然し乍ら原判決は本件事実に付て明瞭に之を単純横領とし、その刑責も懲役一年六月を科しており、本件ドラム罐が遺失物であることは全く之を否定しているのである。果して前陳下板橋山林内に存在した本件ドラム罐とは之を法律上如何に解釈すべきであるか。原判決判示の事実に於て、前記ドラム罐百数十本に対する占有権の転移過程は本件横領罪の成否に関するだけに、弁護人は右「存在した」との文言の解釈に甚しく迷うのである。而して原判決は右山林内に存在した本件ドラム罐百数十本が如何にして適法に被告人の保管に移転した(或は取得した)かの点に付ても甚しく明瞭を欠いている。殊に前述保管命令は、何等法令の根拠に基かないで設立された第一復員省終戦残存物資調査会の一調査員より発せられたに過ぎないものであつて、斯かる命令が如何にして被告人の本件保管行為を合法ならしめるかの点に付いては毫も之に触れるところがない。単に右「存在した」との文言だけでは本件物件に対する被告人の占有関係と足尾鉱業所との占有関係とは之が如何なる関係にあつたか全く窺知することが出来ないのである。尤も右の点に付ては次の如く謂うかも知れない。即ち原判決は本件物件が足尾鉱業所の所有に属し、而して之が被告人の保管に係るものであることを判示しているのであるから、横領罪の判示には何等欠くるところはないのではないかと。成る程、原判決は、形式的にはその要件を充していると謂い得るであろう。然しながら本件にあつては、足尾鉱業所(所有者)と被告人(占有者)との間には法律上何等の関聯が見出されないのである。換言すれば被告人の本件物件に対する占有権取得の根拠が判明しないのである。却て、判示事実に依れば「……軽信し……企て……法令の根拠に基かないで……」とあつて被告人の本件物件に対する保管行為は違法行為であることを疑わしめるに充分であり、従つて前述の如く、本件横領は成立せざるかの疑がある本件にあつて、足尾鉱業所が判示物件に対し如何なる占有関係にあつたか、而して被告人の占有関係は之と如何なる関係にあつたかは、本件横領罪成否に関するものであつて判文上不可欠の要点であると謂わねばならない。

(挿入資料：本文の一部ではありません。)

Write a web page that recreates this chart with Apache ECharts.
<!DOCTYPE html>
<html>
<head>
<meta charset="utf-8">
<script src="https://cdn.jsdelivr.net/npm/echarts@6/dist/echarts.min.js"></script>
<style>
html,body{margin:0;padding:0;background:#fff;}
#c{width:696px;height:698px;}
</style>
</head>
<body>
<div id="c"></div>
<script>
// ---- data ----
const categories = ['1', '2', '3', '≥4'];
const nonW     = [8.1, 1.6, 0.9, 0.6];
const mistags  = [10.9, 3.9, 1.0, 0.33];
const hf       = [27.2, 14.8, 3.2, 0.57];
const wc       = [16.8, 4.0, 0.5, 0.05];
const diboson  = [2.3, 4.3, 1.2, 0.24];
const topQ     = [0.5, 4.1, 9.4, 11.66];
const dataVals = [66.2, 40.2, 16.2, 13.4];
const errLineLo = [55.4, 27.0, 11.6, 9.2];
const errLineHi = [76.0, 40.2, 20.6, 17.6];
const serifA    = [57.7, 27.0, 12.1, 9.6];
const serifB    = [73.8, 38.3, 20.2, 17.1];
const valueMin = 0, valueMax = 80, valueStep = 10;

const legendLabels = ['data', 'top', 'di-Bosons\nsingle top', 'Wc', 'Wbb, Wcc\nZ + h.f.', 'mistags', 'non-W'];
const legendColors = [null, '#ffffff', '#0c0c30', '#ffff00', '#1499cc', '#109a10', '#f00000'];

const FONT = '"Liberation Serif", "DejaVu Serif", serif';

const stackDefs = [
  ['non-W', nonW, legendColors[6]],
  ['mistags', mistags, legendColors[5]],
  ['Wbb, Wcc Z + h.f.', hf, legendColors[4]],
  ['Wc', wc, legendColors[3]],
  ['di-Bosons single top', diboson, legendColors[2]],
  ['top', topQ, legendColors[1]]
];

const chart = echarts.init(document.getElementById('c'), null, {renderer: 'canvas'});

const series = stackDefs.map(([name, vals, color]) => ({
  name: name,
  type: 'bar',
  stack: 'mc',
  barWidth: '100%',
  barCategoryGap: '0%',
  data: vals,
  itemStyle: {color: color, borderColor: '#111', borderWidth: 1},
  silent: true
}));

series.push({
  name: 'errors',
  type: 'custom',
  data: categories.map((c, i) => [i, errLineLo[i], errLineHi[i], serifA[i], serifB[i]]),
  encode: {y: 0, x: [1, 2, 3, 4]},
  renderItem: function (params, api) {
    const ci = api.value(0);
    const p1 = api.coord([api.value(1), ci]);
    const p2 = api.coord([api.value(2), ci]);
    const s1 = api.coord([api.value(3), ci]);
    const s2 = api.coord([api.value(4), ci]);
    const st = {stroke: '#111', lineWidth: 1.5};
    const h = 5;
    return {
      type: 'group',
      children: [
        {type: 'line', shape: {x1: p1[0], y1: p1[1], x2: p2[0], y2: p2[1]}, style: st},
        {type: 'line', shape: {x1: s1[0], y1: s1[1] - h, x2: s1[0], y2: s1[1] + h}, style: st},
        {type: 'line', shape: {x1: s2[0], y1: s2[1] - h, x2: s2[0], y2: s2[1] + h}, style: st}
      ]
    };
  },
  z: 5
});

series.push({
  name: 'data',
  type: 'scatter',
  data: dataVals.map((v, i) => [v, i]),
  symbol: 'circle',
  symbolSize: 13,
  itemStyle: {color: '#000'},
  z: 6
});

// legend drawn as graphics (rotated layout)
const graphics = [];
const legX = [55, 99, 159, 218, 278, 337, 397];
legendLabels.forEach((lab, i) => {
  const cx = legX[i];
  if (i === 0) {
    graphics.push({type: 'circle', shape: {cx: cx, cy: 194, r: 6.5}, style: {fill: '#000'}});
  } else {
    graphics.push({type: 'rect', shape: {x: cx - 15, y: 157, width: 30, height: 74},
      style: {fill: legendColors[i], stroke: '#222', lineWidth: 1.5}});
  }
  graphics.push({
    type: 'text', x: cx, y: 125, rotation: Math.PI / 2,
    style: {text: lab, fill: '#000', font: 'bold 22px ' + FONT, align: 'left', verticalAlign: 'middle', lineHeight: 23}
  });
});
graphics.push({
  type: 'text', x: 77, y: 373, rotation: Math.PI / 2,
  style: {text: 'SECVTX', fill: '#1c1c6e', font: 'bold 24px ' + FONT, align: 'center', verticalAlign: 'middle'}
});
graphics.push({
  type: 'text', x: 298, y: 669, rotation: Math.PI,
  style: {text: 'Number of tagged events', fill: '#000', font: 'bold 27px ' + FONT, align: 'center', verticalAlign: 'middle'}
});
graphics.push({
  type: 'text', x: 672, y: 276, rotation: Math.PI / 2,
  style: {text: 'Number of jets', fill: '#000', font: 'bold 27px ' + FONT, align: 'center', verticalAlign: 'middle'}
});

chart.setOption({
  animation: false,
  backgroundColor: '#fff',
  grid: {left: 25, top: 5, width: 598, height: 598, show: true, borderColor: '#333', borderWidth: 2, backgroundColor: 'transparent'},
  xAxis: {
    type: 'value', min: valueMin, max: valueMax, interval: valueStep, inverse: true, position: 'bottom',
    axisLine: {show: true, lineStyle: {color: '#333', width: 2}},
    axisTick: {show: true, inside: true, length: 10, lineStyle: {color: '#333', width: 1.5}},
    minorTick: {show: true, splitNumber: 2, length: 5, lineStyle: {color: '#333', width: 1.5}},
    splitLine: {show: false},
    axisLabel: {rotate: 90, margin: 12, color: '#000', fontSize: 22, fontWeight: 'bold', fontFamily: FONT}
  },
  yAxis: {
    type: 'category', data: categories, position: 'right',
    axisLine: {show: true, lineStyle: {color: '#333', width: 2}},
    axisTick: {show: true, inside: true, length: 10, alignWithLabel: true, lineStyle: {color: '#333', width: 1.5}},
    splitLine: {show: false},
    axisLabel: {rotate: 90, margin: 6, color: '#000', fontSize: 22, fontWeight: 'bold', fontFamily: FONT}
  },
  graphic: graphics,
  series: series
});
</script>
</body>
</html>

斯くて原判決の判示事実に依つては前陳の如き疑問百出して、遂に被告人の判示行為が単純横領罪に該当するか、遺失物横領罪に該当するか、或は窃盜罪に該当するか、更に右孰れにも該当することなくして他罪に該当するか、或は全然無罪を以て論すべきに非ざるか輒く之が去就を決することが出来ないのである。

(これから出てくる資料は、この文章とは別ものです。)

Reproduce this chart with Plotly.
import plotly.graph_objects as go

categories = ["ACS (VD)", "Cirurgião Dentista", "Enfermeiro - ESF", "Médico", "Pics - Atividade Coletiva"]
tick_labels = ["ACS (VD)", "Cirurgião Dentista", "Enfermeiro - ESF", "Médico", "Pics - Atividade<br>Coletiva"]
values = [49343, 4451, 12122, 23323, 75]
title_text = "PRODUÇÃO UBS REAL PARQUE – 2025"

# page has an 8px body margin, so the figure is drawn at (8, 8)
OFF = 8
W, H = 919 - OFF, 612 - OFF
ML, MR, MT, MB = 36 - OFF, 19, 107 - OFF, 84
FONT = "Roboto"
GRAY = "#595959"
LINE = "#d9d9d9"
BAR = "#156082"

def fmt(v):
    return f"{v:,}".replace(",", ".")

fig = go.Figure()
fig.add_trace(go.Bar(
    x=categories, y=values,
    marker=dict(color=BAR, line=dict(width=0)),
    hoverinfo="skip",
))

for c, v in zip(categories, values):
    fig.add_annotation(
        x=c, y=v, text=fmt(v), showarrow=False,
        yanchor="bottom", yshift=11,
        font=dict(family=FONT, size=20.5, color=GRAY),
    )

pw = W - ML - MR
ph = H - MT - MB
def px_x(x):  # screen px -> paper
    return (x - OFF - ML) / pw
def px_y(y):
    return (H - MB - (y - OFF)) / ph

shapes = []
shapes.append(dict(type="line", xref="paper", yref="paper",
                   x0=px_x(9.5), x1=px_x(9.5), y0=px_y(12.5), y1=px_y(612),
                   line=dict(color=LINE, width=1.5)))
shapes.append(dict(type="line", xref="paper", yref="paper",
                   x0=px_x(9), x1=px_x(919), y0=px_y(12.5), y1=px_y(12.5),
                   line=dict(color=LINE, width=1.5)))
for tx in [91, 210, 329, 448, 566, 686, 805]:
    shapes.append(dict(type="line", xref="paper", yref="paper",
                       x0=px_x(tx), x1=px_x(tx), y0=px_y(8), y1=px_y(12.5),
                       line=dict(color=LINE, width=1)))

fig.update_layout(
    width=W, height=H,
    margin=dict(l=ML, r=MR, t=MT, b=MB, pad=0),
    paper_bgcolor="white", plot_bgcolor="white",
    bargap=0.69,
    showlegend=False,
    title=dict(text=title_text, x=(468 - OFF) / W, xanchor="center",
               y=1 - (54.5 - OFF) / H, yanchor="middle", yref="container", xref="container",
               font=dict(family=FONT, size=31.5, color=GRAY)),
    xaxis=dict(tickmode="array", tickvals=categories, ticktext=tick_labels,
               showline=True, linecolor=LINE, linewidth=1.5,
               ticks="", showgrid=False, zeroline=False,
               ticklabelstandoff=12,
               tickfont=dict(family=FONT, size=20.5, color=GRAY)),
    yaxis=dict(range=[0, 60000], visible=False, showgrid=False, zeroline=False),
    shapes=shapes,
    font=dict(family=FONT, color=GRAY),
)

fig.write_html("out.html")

記録編綴の前上告裁判所である御庁第十一刑事部の昭和二十三年六月四日附判決にも、その理由に於て「-被告人に命ぜられた右物件の判示保管と右物件に対する星野峰松の判示保管とは如何なる関係にあるかに付ては明白に説示せられていない-」と判示して、被告人の本件物件に対する占有関係と足尾鉱業所の占有関係とが如何なる関係にあつたか之を説示しなければ本件横領罪の成否が不明となるし、原審に対し判文上之が明示を要請しているのに拘らず、原審は全くその事を無視したものであつて、上級審の裁判の拘束力を規定する裁判所法第四条の規定にも明かに違反しているものと言うべきである。

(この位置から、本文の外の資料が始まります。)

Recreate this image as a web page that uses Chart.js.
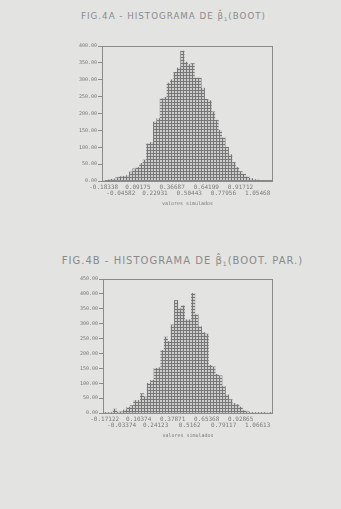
<!DOCTYPE html>
<html>
<head>
<meta charset="utf-8">
<script src="https://cdn.jsdelivr.net/npm/chart.js@4/dist/chart.umd.min.js"></script>
<style>
  body { margin: 0; background: #e3e3e1; width: 341px; height: 509px; position: relative; overflow: hidden; }
  .title { position: absolute; width: 341px; text-align: center; color: #8a8a8a;
           font-family: "DejaVu Sans", sans-serif; letter-spacing: 1px; white-space: nowrap; }
  #titleA { top: 11px; left: 3px; font-size: 8.7px; }
  #titleB { top: 255px; left: 12px; font-size: 10px; }
  canvas { position: absolute; left: 0; }
  #chartA { top: 0px; }
  #chartB { top: 240px; }
  sub { font-size: 60%; vertical-align: -2px; }
</style>
</head>
<body>
<div class="title" id="titleA">FIG.4A - HISTOGRAMA DE β&#770;<sub>1</sub>(BOOT)</div>
<div class="title" id="titleB">FIG.4B - HISTOGRAMA DE β&#770;<sub>1</sub>(BOOT. PAR.)</div>
<canvas id="chartA" width="341" height="220"></canvas>
<canvas id="chartB" width="341" height="220"></canvas>
<script>
// tick labels printed under every 5th bin
const ticksA = ['-0.18338', '-0.04582', '0.09175', '0.22931', '0.36687', '0.50443', '0.64199', '0.77956', '0.91712', '1.05468']
const ticksB = ['-0.17122', '-0.03374', '0.10374', '0.24123', '0.37871', '0.5162', '0.65368', '0.79117', '0.92865', '1.06613']

// frequencies, 50 bins each
const countsA = [0, 1, 5, 6, 10, 13, 14, 16, 27, 36,
  40, 52, 62, 110, 114, 175, 185, 244, 248, 290,
  300, 322, 335, 385, 352, 345, 348, 305, 305, 275,
  242, 238, 205, 180, 150, 128, 100, 78, 55, 40,
  28, 20, 12, 8, 4, 3, 1, 1, 2, 1]
const countsB = [1, 2, 2, 13, 3, 4, 10, 19, 25, 42,
  42, 65, 54, 100, 110, 150, 152, 210, 255, 240,
  296, 378, 350, 360, 313, 313, 402, 330, 290, 270,
  265, 160, 155, 130, 125, 89, 61, 45, 32, 28,
  20, 8, 4, 2, 2, 2, 1, 1, 0, 1]

const bins = countsA.map((c, i) => i)

function hatch() {
  const p = document.createElement('canvas')
  p.width = 3
  p.height = 3
  const c = p.getContext('2d')
  c.fillStyle = '#cdcdcb'
  c.fillRect(0, 0, 3, 3)
  c.fillStyle = '#777777'
  c.fillRect(0, 0, 3, 1)
  c.fillRect(0, 0, 1, 3)
  return c.createPattern(p, 'repeat')
}

const frame = {
  id: 'frame',
  afterDatasetsDraw(chart) {
    const a = chart.chartArea
    const ctx = chart.ctx
    ctx.save()
    ctx.strokeStyle = '#8a8a8a'
    ctx.lineWidth = 1
    ctx.strokeRect(a.left + 0.5, a.top + 0.5, a.right - a.left - 1, a.bottom - a.top)
    ctx.restore()
  }
}

function makeChart(id, counts, tickLabels, yMax, pad) {
  const ctx = document.getElementById(id)
  new Chart(ctx, {
    type: 'bar',
    data: {
      labels: bins,
      datasets: [{
        data: counts,
        backgroundColor: hatch(),
        borderWidth: 0,
        barPercentage: 1,
        categoryPercentage: 1
      }]
    },
    options: {
      responsive: false,
      animation: false,
      layout: { padding: pad },
      plugins: { legend: { display: false }, tooltip: { enabled: false } },
      scales: {
        x: {
          grid: { display: false, drawTicks: false },
          border: { display: false },
          afterFit: s => { s.height = 30 },
          ticks: {
            autoSkip: false,
            maxRotation: 0,
            padding: 3,
            color: '#7a7a7a',
            font: { family: 'DejaVu Sans Mono', size: 6, lineHeight: 1 },
            callback: (v, i) => {
              if (i % 5 != 0) return ''
              const k = i / 5
              return k % 2 == 0 ? [tickLabels[k], ''] : ['', tickLabels[k]]
            }
          },
          title: {
            display: true,
            text: 'valores simulados',
            color: '#7a7a7a',
            font: { family: 'DejaVu Sans Mono', size: 5 },
            padding: { top: 0, bottom: 4 }
          }
        },
        y: {
          min: 0,
          max: yMax,
          afterFit: s => { s.width = 40 },
          grid: { drawOnChartArea: false, drawTicks: true, tickLength: 4, color: '#8a8a8a' },
          border: { display: true, color: '#8a8a8a' },
          ticks: {
            stepSize: 50,
            padding: 1,
            color: '#7a7a7a',
            font: { family: 'DejaVu Sans Mono', size: 5 },
            callback: v => v.toFixed(2)
          }
        }
      }
    },
    plugins: [frame]
  })
}

makeChart('chartA', countsA, ticksA, 400, { left: 62, right: 68, top: 46, bottom: 9 })
makeChart('chartB', countsB, ticksB, 450, { left: 63, right: 68, top: 39, bottom: 17 })
</script>
</body>
</html>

之を要するに原判決は、被告人の本件ドラム罐保管行為と足尾鉱業所のそれとは如何なる関係にあるのか、従つて、被告人は如何にして適法に本件保管行為を為すに至つたのか、又前記高田格の保管命令が如何にして被告人の本件保管行為を適法ならしめるのか、之等の点に付て甚しい理由不備の違法があり、且甚しい杜撰な判決であると断ぜざるを得ない。吾人の法律常識を以てしては到底原判決理由を理解することが出来ないのである。

是れ原判決が当然破毀せられるべきものと確信する所以である。